Implementing Retry with Exponential Backoff

Why Retry Logic Matters

Distributed systems fail. Networks drop packets, servers restart, upstream services become temporarily overloaded. The difference between a resilient system and a fragile one often comes down to one question: does your client retry intelligently?

Naive retry — retrying immediately and repeatedly — makes failures worse. If 1,000 clients all retry a struggling server simultaneously, they create a retry storm that prevents recovery. Exponential backoff with jitter solves this.

Exponential Backoff Algorithm

The core idea: wait longer after each failed attempt, and add randomness to spread retries across time.

Base Formula

delay = min(base_delay * 2^attempt, max_delay)

For base_delay=1s, max_delay=32s:

Attempt	Delay (no jitter)
1	2s
2	4s
3	8s
4	16s
5	32s (capped)

Full Jitter (Recommended)

AWS recommends full jitter — randomize the entire delay:

import random
import time

def exponential_backoff_delay(
    attempt: int,
    base_delay: float = 1.0,
    max_delay: float = 32.0,
) -> float:
    cap = min(base_delay * (2 ** attempt), max_delay)
    return random.uniform(0, cap)

Full jitter spreads retries uniformly across the backoff window, minimizing thundering herd effects.

Equal Jitter (Alternative)

def equal_jitter_delay(attempt: int, base_delay: float = 1.0) -> float:
    cap = min(base_delay * (2 ** attempt), 32.0)
    return (cap / 2) + random.uniform(0, cap / 2)

Equal jitter guarantees a minimum wait, preventing immediate re-hammering.

Which Status Codes Trigger Retries?

Always Retry

429 Too Many Requests — rate limited; respect Retry-After header
503 Service Unavailable — server overloaded; respect Retry-After
502 Bad Gateway — upstream failure, usually transient
504 Gateway Timeout — upstream timeout, usually transient

Conditionally Retry (Idempotent Requests Only)

500 Internal Server Error — may be transient
408 Request Timeout — client-side timeout
Network errors (connection refused, DNS failure, SSL error)

Never Retry

400 Bad Request — malformed request; retrying won't help
401 Unauthorized — fix credentials first
403 Forbidden — authorization issue, not transient
404 Not Found — resource doesn't exist
422 Unprocessable Entity — validation failure

Critical rule: Only retry non-mutating (idempotent) requests automatically.

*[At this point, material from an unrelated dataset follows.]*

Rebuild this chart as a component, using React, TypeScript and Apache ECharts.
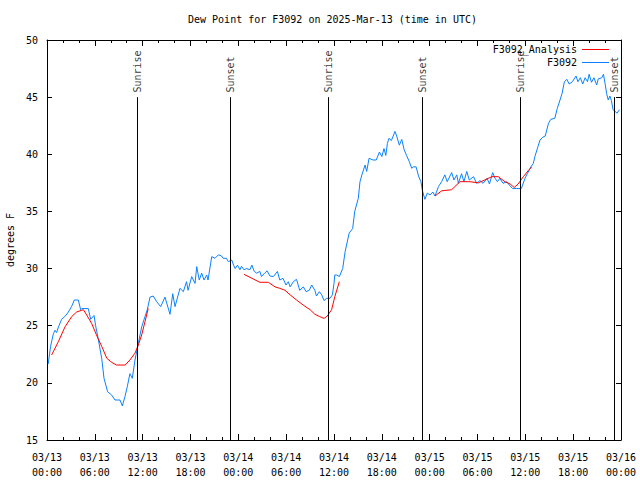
import React, { useEffect, useRef } from "react";
import * as echarts from "echarts";

// hours since 2025-03-13 00:00 UTC
const observedHours = [
  0.15, 0.45, 0.8, 1.0, 1.2, 1.5, 1.84, 2.3, 2.68, 3.1, 3.43, 3.93, 4.22, 4.35, 5.18, 5.48, 5.9, 6.1, 6.44, 6.86,
  7.15, 7.6, 8.1, 8.53, 9.16, 9.45, 9.78, 10.07, 10.4, 10.7, 11.04, 11.45, 11.88, 12.29, 12.58, 12.92, 13.33, 13.76,
  14.26, 14.8, 15.43, 15.77, 16.06, 16.68, 17.1, 17.5, 17.7, 18.15, 18.57, 18.78, 19.1, 19.4, 19.7, 20.03, 20.2,
  20.66, 21.07, 21.5, 21.9, 22.1, 22.5, 22.75, 23.17, 23.4, 23.6, 23.9, 24.2, 24.4, 24.7, 25.05, 25.46, 25.7, 26.0,
  26.3, 26.7, 26.9, 27.3, 27.6, 27.97, 28.4, 28.9, 29.2, 29.6, 29.98, 30.27, 30.5, 30.9, 31.3, 31.7, 32.15, 32.5,
  32.9, 33.2, 33.6, 33.8, 34.16, 34.46, 34.75, 35.08, 35.5, 35.8, 36.0, 36.1, 36.34, 36.67, 37.09, 37.4, 37.9,
  38.34, 38.6, 39.05, 39.26, 39.5, 39.9, 40.1, 40.4, 40.9, 41.3, 41.7, 42.0, 42.27, 42.5, 42.7, 42.9, 43.2, 43.65,
  43.86, 44.2, 44.5, 44.8, 45.1, 45.45, 45.75, 45.95, 46.3, 46.6, 46.9, 47.1, 47.4, 47.7, 48.04, 48.4, 48.67, 49.1,
  49.5, 49.9, 50.2, 50.76, 51.05, 51.4, 51.6, 52.0, 52.3, 52.65, 52.97, 53.5, 53.9, 54.3, 54.7, 55.2, 55.5, 55.9,
  56.2, 56.5, 56.8, 57.2, 57.7, 58.0, 58.4, 58.9, 59.5, 59.96, 60.25, 60.7, 61.0, 61.2, 61.6, 61.84, 62.2, 62.5,
  62.9, 63.2, 63.7, 64.0, 64.35, 64.6, 64.9, 65.2, 65.5, 65.9, 66.36, 66.6, 66.9, 67.2, 67.5, 67.8, 68.0, 68.3,
  68.6, 68.95, 69.15, 69.6, 69.8, 70.0, 70.2, 70.4, 70.6, 70.8, 71.0, 71.5, 71.8,
];
const observedValues = [
  21.65, 23.2, 24.3, 24.6, 24.4, 25.0, 25.56, 25.85, 26.2, 26.7, 27.25, 27.25, 26.4, 26.5, 26.5, 25.56, 25.9, 25.0,
  23.8, 22.15, 20.4, 19.23, 18.94, 18.5, 18.5, 17.98, 18.8, 19.66, 20.8, 20.4, 22.0, 23.46, 24.9, 25.8, 26.4, 27.5,
  27.6, 27.1, 26.67, 27.5, 26.0, 27.8, 26.67, 28.27, 27.98, 28.85, 28.1, 29.3, 28.7, 30.17, 29.0, 29.6, 29.0, 29.44,
  29.0, 31.04, 30.9, 31.2, 31.1, 30.9, 30.9, 30.6, 30.75, 30.3, 30.0, 30.3, 29.9, 30.2, 29.9, 30.0, 29.9, 30.3,
  29.75, 29.6, 29.75, 29.3, 29.6, 29.8, 29.35, 29.3, 29.75, 29.0, 29.15, 28.56, 28.85, 28.4, 28.85, 29.06, 28.1,
  28.4, 27.98, 28.1, 28.56, 28.1, 27.6, 27.98, 27.7, 27.2, 27.4, 27.4, 27.7, 28.7, 29.44, 29.44, 29.3, 30.0, 31.5,
  33.1, 33.5, 35.0, 36.15, 37.6, 38.2, 39.06, 38.5, 39.65, 39.5, 39.5, 40.2, 39.8, 40.5, 39.9, 40.96, 41.4, 41.2,
  42.0, 41.6, 40.8, 41.3, 40.4, 39.9, 39.35, 38.77, 38.9, 38.9, 38.1, 37.6, 36.8, 36.06, 36.6, 36.44, 36.7, 36.35,
  37.17, 37.6, 38.2, 37.6, 38.4, 37.75, 38.2, 37.46, 38.3, 37.6, 38.5, 37.75, 38.04, 37.46, 37.7, 37.46, 37.9,
  37.4, 38.4, 37.9, 37.6, 37.9, 37.46, 37.6, 37.3, 37.0, 37.0, 37.0, 37.9, 38.3, 38.9, 39.2, 39.8, 40.7, 41.25,
  41.5, 41.6, 42.7, 43.06, 43.15, 44.0, 44.75, 45.3, 46.35, 46.56, 46.15, 46.35, 46.85, 46.35, 46.7, 46.15, 46.7,
  46.35, 47.0, 46.3, 46.7, 46.06, 46.6, 46.7, 47.0, 46.2, 45.3, 44.75, 45.1, 44.7, 43.9, 43.6, 43.9,
];

// null marks a gap in the analysis line
const analysisHours = [
  0.58, 1.42, 2.26, 3.1, 3.72, 4.56, 4.98, 5.6, 6.2, 6.86, 7.5, 8.1, 8.7, 9.8, 10.4, 11.04, 11.45, 11.88, 12.29, 12.7,
  18.0,
  24.7, 25.7, 26.7, 27.76, 28.6, 29.2, 29.85, 30.5, 31.3, 32.15, 33.0, 33.6, 34.2, 34.75, 35.16, 35.7, 36.1, 36.67,
  42.0,
  48.67, 49.5, 50.76, 51.8, 53.06, 54.1, 54.9, 55.8, 56.6, 57.45, 58.1, 58.6, 59.1, 59.75, 60.4, 60.8,
];
const analysisValues = [
  22.44, 23.6, 24.9, 25.8, 26.2, 26.4, 25.94, 25.2, 24.2, 23.2, 22.15, 21.8, 21.56, 21.56, 22.0, 22.6, 23.3, 24.2,
  25.35, 26.5,
  null,
  29.5, 29.15, 28.8, 28.8, 28.4, 28.27, 28.1, 27.7, 27.25, 26.8, 26.4, 26.0, 25.8, 25.64, 25.85, 26.4, 27.54, 28.85,
  null,
  36.35, 36.8, 36.9, 37.6, 37.6, 37.5, 37.75, 38.04, 38.04, 37.6, 37.4, 37.1, 37.4, 38.04, 38.6, 38.9,
];

const sunEvents = ["Sunrise", "Sunset", "Sunrise", "Sunset", "Sunrise", "Sunset"];
const sunHours = [11.33, 22.96, 35.29, 47.1, 59.42, 71.17];

const yTicks = [15, 20, 25, 30, 35, 40, 45, 50];

const FONT = "DejaVu Sans Mono";

function fmtHour(h: number): string {
  const day = 13 + Math.floor(h / 24 + 1e-9);
  const hh = Math.round(h - (day - 13) * 24);
  return `03/${String(day).padStart(2, "0")}\n${String(hh).padStart(2, "0")}:00`;
}

export default function App() {
  const ref = useRef<HTMLDivElement>(null);
  useEffect(() => {
    if (!ref.current) return;
    const chart = echarts.init(ref.current, null, { renderer: "svg" });
    const txt = { fontFamily: FONT, fontSize: 10, color: "#000" };
    const xCommon = {
      type: "value" as const,
      min: 0,
      max: 72,
      interval: 6,
      splitLine: { show: false },
      axisLine: { show: true, onZero: false, lineStyle: { color: "#000", width: 1 } },
      axisTick: { show: true, inside: true, length: 6, lineStyle: { color: "#000" } },
      minorTick: { show: true, splitNumber: 3, length: 3, lineStyle: { color: "#000" } },
    };
    const yCommon = {
      type: "value" as const,
      min: yTicks[0],
      max: yTicks[yTicks.length - 1],
      interval: 5,
      splitLine: { show: false },
      axisLine: { show: true, onZero: false, lineStyle: { color: "#000", width: 1 } },
      axisTick: { show: true, inside: true, length: 5, lineStyle: { color: "#000" } },
    };
    chart.setOption({
      animation: false,
      backgroundColor: "#fff",
      title: {
        text: "Dew Point for F3092 on 2025-Mar-13 (time in UTC)",
        left: 188,
        top: 14,
        padding: 0,
        textStyle: { ...txt, fontWeight: "normal" },
      },
      legend: {
        data: ["F3092_Analysis", "F3092"],
        orient: "vertical",
        align: "right",
        right: 31,
        top: 43,
        padding: 0,
        itemGap: 0,
        icon: "rect",
        itemWidth: 27,
        itemHeight: 1,
        textStyle: { ...txt, lineHeight: 13 },
      },
      grid: { left: 47, right: 19, top: 40, bottom: 40, containLabel: false, outerBoundsMode: "none" },
      xAxis: [
        {
          ...xCommon,
          position: "bottom",
          axisLabel: {
            ...txt,
            margin: 10,
            lineHeight: 15,
            formatter: (v: number) => fmtHour(v),
          },
        },
        { ...xCommon, position: "top", axisLabel: { show: false } },
      ],
      yAxis: [
        {
          ...yCommon,
          position: "left",
          name: "degrees F",
          nameLocation: "middle",
          nameGap: 31,
          nameTextStyle: txt,
          axisLabel: { ...txt, margin: 9 },
        },
        { ...yCommon, position: "right", axisLabel: { show: false } },
      ],
      series: [
        {
          name: "F3092_Analysis",
          type: "line",
          symbol: "none",
          connectNulls: false,
          color: "#ff0000",
          lineStyle: { color: "#ff0000", width: 1 },
          data: analysisHours.map((h, i) => (analysisValues[i] === null ? [h, "-"] : [h, analysisValues[i]])),
          z: 3,
        },
        {
          name: "F3092",
          type: "line",
          symbol: "none",
          color: "#0a80ff",
          lineStyle: { color: "#0a80ff", width: 1 },
          data: observedHours.map((h, i) => [h, observedValues[i]]),
          z: 2,
          markLine: {
            silent: true,
            symbol: ["none", "none"],
            label: { show: false },
            lineStyle: { color: "#000", width: 1, type: "solid" },
            data: sunHours.map((h) => [{ coord: [h, 15] }, { coord: [h, 45] }]),
          },
        },
        {
          name: "sun",
          type: "scatter",
          symbolSize: 1,
          itemStyle: { color: "rgba(0,0,0,0)" },
          silent: true,
          data: sunHours.map((h, i) => ({ value: [h, 45.4], name: sunEvents[i] })),
          label: {
            show: true,
            position: "inside",
            rotate: 90,
            align: "left",
            verticalAlign: "middle",
            formatter: "{b}",
            ...txt,
          },
        },
      ],
    });
    return () => chart.dispose();
  }, []);
  return (
    <div
      ref={ref}
      style={{ position: "fixed", left: 0, top: 0, width: 640, height: 480, background: "#fff" }}
    />
  );
}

Never auto-retry a POST that creates a resource without an idempotency key — you'll create duplicates.

Complete Implementation

import httpx
import random
import time
from typing import Callable

RETRYABLE_STATUS_CODES = {429, 502, 503, 504}
MAX_RETRIES = 5

def with_retry(
    fn: Callable[[], httpx.Response],
    max_retries: int = MAX_RETRIES,
    base_delay: float = 1.0,
) -> httpx.Response:
    for attempt in range(max_retries + 1):
        try:
            response = fn()
            if response.status_code not in RETRYABLE_STATUS_CODES:
                return response
            retry_after = float(
                response.headers.get('Retry-After', 0)
            )
        except httpx.TransportError:
            retry_after = 0.0
        if attempt == max_retries:
            raise RuntimeError('Max retries exceeded')
        cap = min(base_delay * (2 ** attempt), 32.0)
        delay = max(retry_after, random.uniform(0, cap))
        time.sleep(delay)
    raise RuntimeError('Unreachable')

Testing Retry Logic

Use a mock server that returns 503 for N requests then 200
Assert that total retries do not exceed max_retries
Verify delays grow between attempts (log timestamps)
Test that 400/404 responses do NOT trigger retries

Summary

Exponential backoff with full jitter is the industry-standard pattern for retry logic. Cap your retries, respect Retry-After, never retry non-idempotent mutations, and always add jitter to prevent thundering herds.